- STATED EXERCISE -
All of the lines below are to be printed again exactly; images are excluded from the output.

- DATASET SECTION -
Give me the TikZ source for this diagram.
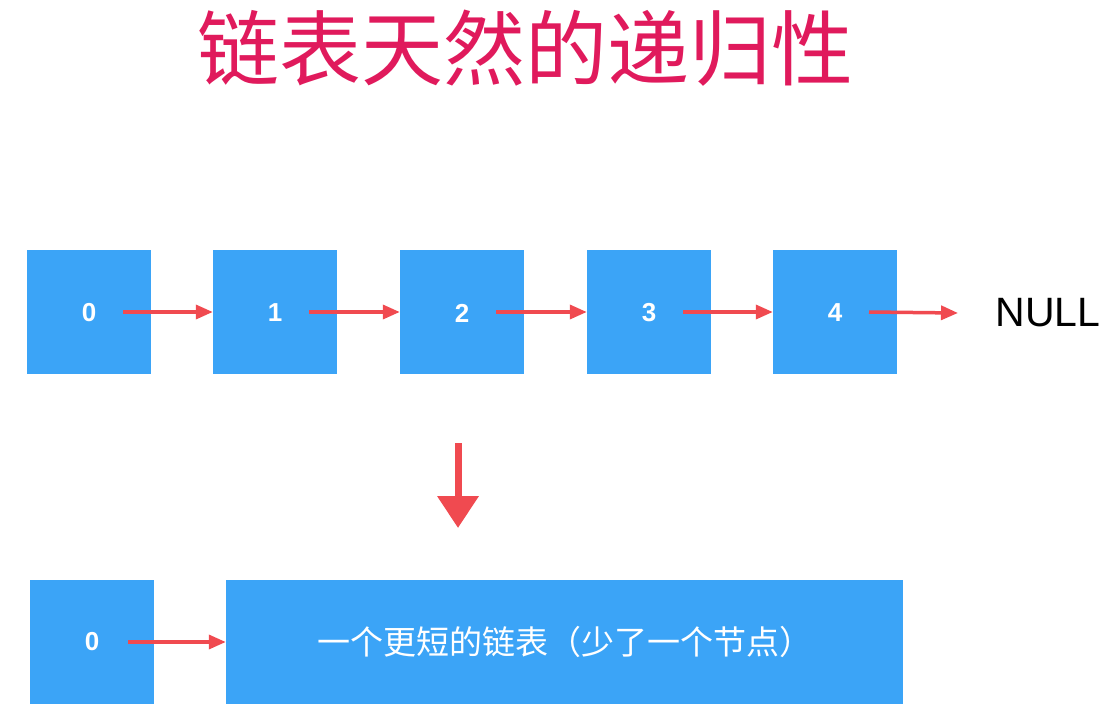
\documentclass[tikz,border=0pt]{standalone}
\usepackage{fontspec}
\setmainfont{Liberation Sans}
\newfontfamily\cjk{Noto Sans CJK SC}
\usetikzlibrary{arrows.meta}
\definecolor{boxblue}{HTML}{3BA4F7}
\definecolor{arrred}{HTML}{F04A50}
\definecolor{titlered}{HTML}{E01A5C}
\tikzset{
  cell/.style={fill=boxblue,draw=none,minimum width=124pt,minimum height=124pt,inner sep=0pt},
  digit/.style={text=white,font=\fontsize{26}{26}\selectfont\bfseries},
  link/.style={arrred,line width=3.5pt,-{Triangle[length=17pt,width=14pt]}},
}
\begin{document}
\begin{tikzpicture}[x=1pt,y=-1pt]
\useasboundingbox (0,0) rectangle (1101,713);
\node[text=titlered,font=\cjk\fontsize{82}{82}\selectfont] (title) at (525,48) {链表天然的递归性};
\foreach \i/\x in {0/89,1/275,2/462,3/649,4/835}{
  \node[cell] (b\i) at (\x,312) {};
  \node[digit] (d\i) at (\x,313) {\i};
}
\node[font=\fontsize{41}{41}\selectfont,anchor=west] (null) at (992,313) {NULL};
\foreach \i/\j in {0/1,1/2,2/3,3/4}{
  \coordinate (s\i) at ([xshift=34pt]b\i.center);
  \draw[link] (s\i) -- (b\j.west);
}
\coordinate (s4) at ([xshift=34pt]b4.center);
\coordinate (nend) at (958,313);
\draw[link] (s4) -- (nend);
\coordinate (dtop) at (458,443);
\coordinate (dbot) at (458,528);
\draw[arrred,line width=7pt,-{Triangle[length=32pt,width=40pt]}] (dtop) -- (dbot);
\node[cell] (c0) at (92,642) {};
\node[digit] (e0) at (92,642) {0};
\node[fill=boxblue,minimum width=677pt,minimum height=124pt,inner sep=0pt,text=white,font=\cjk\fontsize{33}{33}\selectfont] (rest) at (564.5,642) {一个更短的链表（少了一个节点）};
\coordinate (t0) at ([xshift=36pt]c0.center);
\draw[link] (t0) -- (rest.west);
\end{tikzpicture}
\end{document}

- WRITTEN RESPONSE -
Give me the TikZ source for this diagram.
\documentclass[tikz,border=0pt]{standalone}
\usepackage{fontspec}
\setmainfont{Liberation Sans}
\newfontfamily\cjk{Noto Sans CJK SC}
\usetikzlibrary{arrows.meta}
\definecolor{boxblue}{HTML}{3BA4F7}
\definecolor{arrred}{HTML}{F04A50}
\definecolor{titlered}{HTML}{E01A5C}
\tikzset{
  cell/.style={fill=boxblue,draw=none,minimum width=124pt,minimum height=124pt,inner sep=0pt},
  digit/.style={text=white,font=\fontsize{26}{26}\selectfont\bfseries},
  link/.style={arrred,line width=3.5pt,-{Triangle[length=17pt,width=14pt]}},
}
\begin{document}
\begin{tikzpicture}[x=1pt,y=-1pt]
\useasboundingbox (0,0) rectangle (1101,713);
\node[text=titlered,font=\cjk\fontsize{82}{82}\selectfont] (title) at (525,48) {链表天然的递归性};
\foreach \i/\x in {0/89,1/275,2/462,3/649,4/835}{
  \node[cell] (b\i) at (\x,312) {};
  \node[digit] (d\i) at (\x,313) {\i};
}
\node[font=\fontsize{41}{41}\selectfont,anchor=west] (null) at (992,313) {NULL};
\foreach \i/\j in {0/1,1/2,2/3,3/4}{
  \coordinate (s\i) at ([xshift=34pt]b\i.center);
  \draw[link] (s\i) -- (b\j.west);
}
\coordinate (s4) at ([xshift=34pt]b4.center);
\coordinate (nend) at (958,313);
\draw[link] (s4) -- (nend);
\coordinate (dtop) at (458,443);
\coordinate (dbot) at (458,528);
\draw[arrred,line width=7pt,-{Triangle[length=32pt,width=40pt]}] (dtop) -- (dbot);
\node[cell] (c0) at (92,642) {};
\node[digit] (e0) at (92,642) {0};
\node[fill=boxblue,minimum width=677pt,minimum height=124pt,inner sep=0pt,text=white,font=\cjk\fontsize{33}{33}\selectfont] (rest) at (564.5,642) {一个更短的链表（少了一个节点）};
\coordinate (t0) at ([xshift=36pt]c0.center);
\draw[link] (t0) -- (rest.west);
\end{tikzpicture}
\end{document}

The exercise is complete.